In that scenario, an overall strategy could:

  • Retain an authoritative YouTube influencer to create a long, educational video.
  • Dissect segments of that video into Instagram stories posted by aspirational influencers with a brief intro on how useful the product or service appears to be.
  • Embed the original YouTube video in a series of relevant blog posts that also link to your brand, which helps with organic search rankings in Google and on YouTube.
  • Use peer-level influencers from target buyer personas to tweet links to the blog posts and Instagram stories.
  • Place an email capture form on your landing page that you push into an email drip campaign that intersperses product content with influencer testimonials.
  • Repurpose the best social influencer posts into Twitter and Facebook ads, retargeting prospects that visited the site but didn’t purchase.

Subsequent Campaigns

Inevitably you’ll need more campaigns, but the question is whether to use the same influencers.

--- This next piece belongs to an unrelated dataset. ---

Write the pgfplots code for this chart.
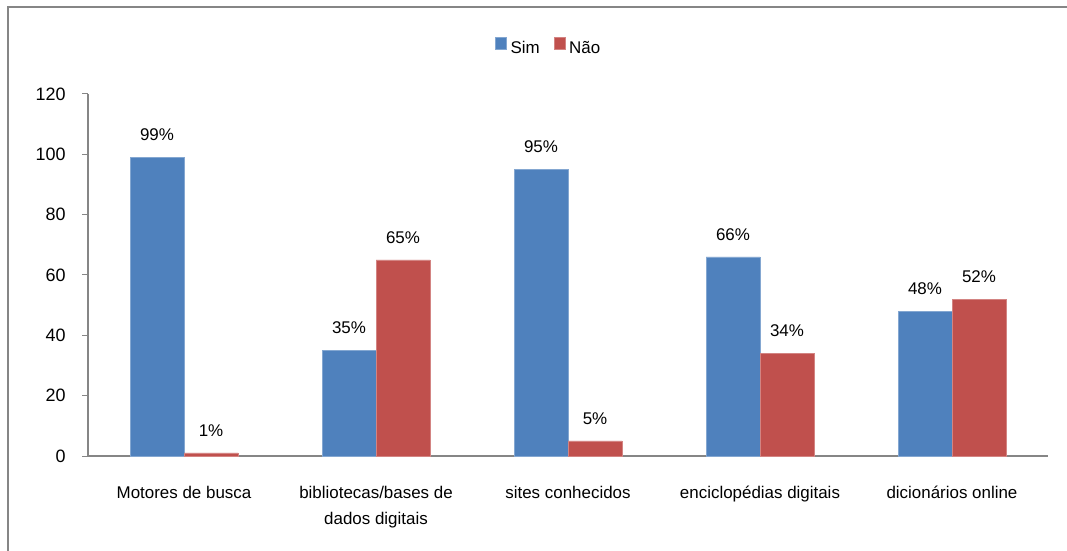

Solve the dilemma with a decision matrix.

Use a decision matrix to help decide whether to reuse an influencer in subsequent campaigns. Source: Intellifluence.

Unique product. Are you seeking new reviews of the same product? There are advantages to using the same influencer on a new (but related) product so long as the ideal audience is represented. An example is an influencer reviewing lipstick in the first review and mascara in the second. It builds brand affinity.

Unique with change. Perhaps you are looking for reviews on the same product that’s been updated. The best influencers for this scenario are those that provided a neutral-to-unfavorable review, and you then incorporated their suggestions into the new iteration. There are no greater advocates than those who feel the brand listened to their feedback. In this instance, use the same influencer.

Habitual. Is the product purchased frequently (i.e., consumables such as food, drink, and cosmetics)? The more habitual the product, the more benefit in using the same influencers for branding.

Ideal audience. Consider reusing the original influencer if he delivered your target audience, especially if you can get a price break. However, only work with influencers that can improve your chance of success.

Repetition benefit. Some products and services are complex and involve multiple touchpoints from a prospect to close the sale. This tends to be industry-specific. If you’re selling a complicated item or deploying retargeting ads extensively, chances are there’s a repetition benefit, which means using the same influencers is likely helpful.

New discovery. This is related to your ideal audience. You may eventually find there are more and better buyer persona fits in the available pool of influencers. This requires an awareness of the evolving market for your products or services. If the pool of influencers targets roughly the same persona, there’s little benefit in switching. But if alternative influencers appeal to new, promising personas, make the change.